_Set problem_. Return all lines below containing the word "React".
__________
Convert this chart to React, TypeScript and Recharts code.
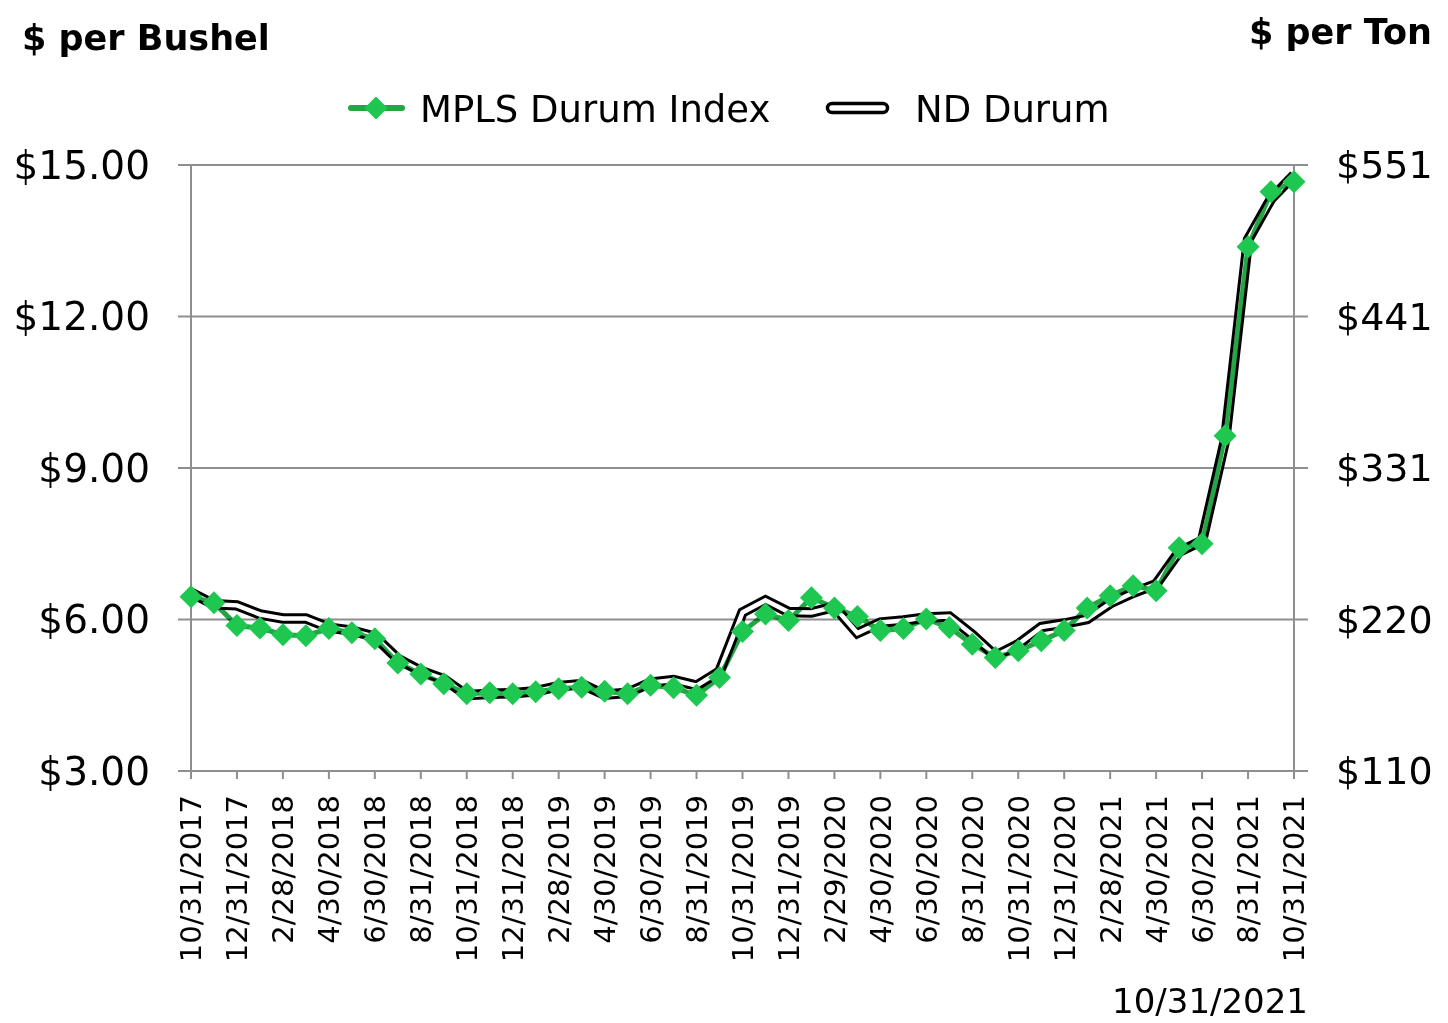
import React from 'react';
import { LineChart, Line, XAxis, YAxis, CartesianGrid } from 'recharts';

const dates = [
  '10/31/2017', '11/30/2017', '12/31/2017',
  '1/31/2018', '2/28/2018', '3/31/2018', '4/30/2018', '5/31/2018', '6/30/2018',
  '7/31/2018', '8/31/2018', '9/30/2018', '10/31/2018', '11/30/2018', '12/31/2018',
  '1/31/2019', '2/28/2019', '3/31/2019', '4/30/2019', '5/31/2019', '6/30/2019',
  '7/31/2019', '8/31/2019', '9/30/2019', '10/31/2019', '11/30/2019', '12/31/2019',
  '1/31/2020', '2/29/2020', '3/31/2020', '4/30/2020', '5/31/2020', '6/30/2020',
  '7/31/2020', '8/31/2020', '9/30/2020', '10/31/2020', '11/30/2020', '12/31/2020',
  '1/31/2021', '2/28/2021', '3/31/2021', '4/30/2021', '5/31/2021', '6/30/2021',
  '7/31/2021', '8/31/2021', '9/30/2021', '10/31/2021',
];

const mplsDurumIndex = [
  6.45, 6.33, 5.88, 5.83, 5.70, 5.68, 5.82, 5.74, 5.62, 5.14, 4.92, 4.73,
  4.53, 4.55, 4.53, 4.57, 4.63, 4.66, 4.58, 4.53, 4.70, 4.65, 4.50, 4.85,
  5.76, 6.11, 5.98, 6.43, 6.23, 6.06, 5.78, 5.82, 6.01, 5.84, 5.51, 5.25,
  5.38, 5.58, 5.78, 6.23, 6.47, 6.67, 6.57, 7.42, 7.50, 9.64, 13.38, 14.47, 14.67,
];

const ndDurum = [
  6.53, 6.30, 6.28, 6.10, 6.02, 6.02, 5.84, 5.78, 5.66, 5.22, 4.98, 4.82,
  4.50, 4.53, 4.54, 4.58, 4.68, 4.72, 4.51, 4.55, 4.75, 4.80, 4.69, 4.97,
  6.14, 6.38, 6.15, 6.14, 6.25, 5.73, 5.94, 5.98, 6.04, 6.06, 5.70, 5.28,
  5.51, 5.85, 5.92, 6.01, 6.32, 6.53, 6.70, 7.34, 7.56, 9.55, 13.52, 14.33, 14.80,
];

const yTicks = [3, 6, 9, 12, 15];
const leftTickLabels = ['$3.00', '$6.00', '$9.00', '$12.00', '$15.00'];
const rightTickLabels = ['$110', '$220', '$331', '$441', '$551'];

const seriesNames = ['MPLS Durum Index', 'ND Durum'];
const titleLeft = '$ per Bushel';
const titleRight = '$ per Ton';
const asOfDate = '10/31/2021';

const data = dates.map((d, i) => ({ date: d, mpls: mplsDurumIndex[i], nd: ndDurum[i] }));

const FONT = '"DejaVu Sans", sans-serif';
const GREEN_LINE = '#22a744';
const GREEN_MARK = '#1ec850';
const GRID = '#8e8e8e';

const Diamond = (props: any) => {
  const { cx, cy, index } = props;
  if (cx == null || cy == null) return null;
  const r = 11.5;
  return (
    <polygon
      key={`dia-${index}`}
      points={`${cx},${cy - r} ${cx + r},${cy} ${cx},${cy + r} ${cx - r},${cy}`}
      fill={GREEN_MARK}
      style={{ mixBlendMode: 'multiply' }}
    />
  );
};

const XTick = (props: any) => {
  const { x, y, payload } = props;
  return (
    <text
      x={x}
      y={y}
      transform={`rotate(-90 ${x} ${y})`}
      textAnchor="end"
      dy="0.36em"
      fontSize={29}
      fontFamily={FONT}
      fill="#000"
    >
      {payload.value}
    </text>
  );
};

export default function App() {
  return (
    <div style={{ position: 'absolute', left: 0, top: 0, width: 1448, height: 1023, background: '#fff' }}>
      <style>{`.mpls-line { mix-blend-mode: multiply; }`}</style>
      <LineChart
        width={1448}
        height={1023}
        data={data}
        margin={{ top: 165, right: 0, bottom: 0, left: 0 }}
        style={{ fontFamily: FONT }}
      >
        <CartesianGrid yAxisId="left" vertical={false} stroke={GRID} strokeWidth={2} />
        <XAxis
          dataKey="date"
          interval={1}
          height={252}
          tickSize={8}
          tickMargin={16}
          tick={<XTick />}
          axisLine={{ stroke: GRID, strokeWidth: 2 }}
          tickLine={{ stroke: GRID, strokeWidth: 2 }}
        />
        <YAxis
          yAxisId="left"
          orientation="left"
          width={191}
          domain={[3, 15]}
          ticks={yTicks}
          tickFormatter={(v: number) => leftTickLabels[yTicks.indexOf(v)]}
          tickSize={13}
          tickMargin={28}
          tick={{ fill: '#000', fontSize: 39, fontFamily: FONT }}
          axisLine={{ stroke: GRID, strokeWidth: 2 }}
          tickLine={{ stroke: GRID, strokeWidth: 2 }}
          allowDataOverflow
        />
        <YAxis
          yAxisId="right"
          orientation="right"
          width={154}
          domain={[3, 15]}
          ticks={yTicks}
          tickFormatter={(v: number) => rightTickLabels[yTicks.indexOf(v)]}
          tickSize={14}
          tickMargin={28}
          tick={{ fill: '#000', fontSize: 38, fontFamily: FONT, textAnchor: 'start' }}
          axisLine={{ stroke: GRID, strokeWidth: 2 }}
          tickLine={{ stroke: GRID, strokeWidth: 2 }}
          allowDataOverflow
        />
        <Line
          yAxisId="left"
          dataKey="nd"
          name={seriesNames[1]}
          stroke="#000"
          strokeWidth={10.5}
          dot={false}
          isAnimationActive={false}
          strokeLinejoin="miter"
        />
        <Line
          yAxisId="right"
          dataKey="nd"
          name={seriesNames[1] + ' core'}
          stroke="#fff"
          strokeWidth={4.5}
          dot={false}
          isAnimationActive={false}
          strokeLinejoin="miter"
          legendType="none"
        />
        <Line
          yAxisId="left"
          dataKey="mpls"
          name={seriesNames[0]}
          className="mpls-line"
          stroke={GREEN_LINE}
          strokeWidth={5}
          dot={Diamond}
          activeDot={false}
          isAnimationActive={false}
        />
      </LineChart>
      <svg
        width={1448}
        height={1023}
        style={{ position: 'absolute', left: 0, top: 0, pointerEvents: 'none', fontFamily: FONT }}
      >
        <text x={22} y={50} fontSize={35} fontWeight="bold" fill="#000">
          {titleLeft}
        </text>
        <text x={1432} y={44} fontSize={35} fontWeight="bold" fill="#000" textAnchor="end">
          {titleRight}
        </text>
        {/* legend */}
        <line x1={351} y1={108} x2={402} y2={108} stroke={GREEN_LINE} strokeWidth={6} strokeLinecap="round" />
        <polygon points="376,96.5 387.5,108 376,119.5 364.5,108" fill={GREEN_MARK} />
        <text x={420} y={122} fontSize={37} fill="#000">
          {seriesNames[0]}
        </text>
        <rect x={827.5} y={103.5} width={60} height={9} rx={4.5} ry={4.5} fill="#fff" stroke="#000" strokeWidth={3.5} />
        <text x={915} y={122} fontSize={37} fill="#000">
          {seriesNames[1]}
        </text>
        <text x={1308} y={1013} fontSize={34} fill="#000" textAnchor="end">
          {asOfDate}
        </text>
      </svg>
    </div>
  );
}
__________
_Result_.
Convert this chart to React, TypeScript and Recharts code.
import React from 'react';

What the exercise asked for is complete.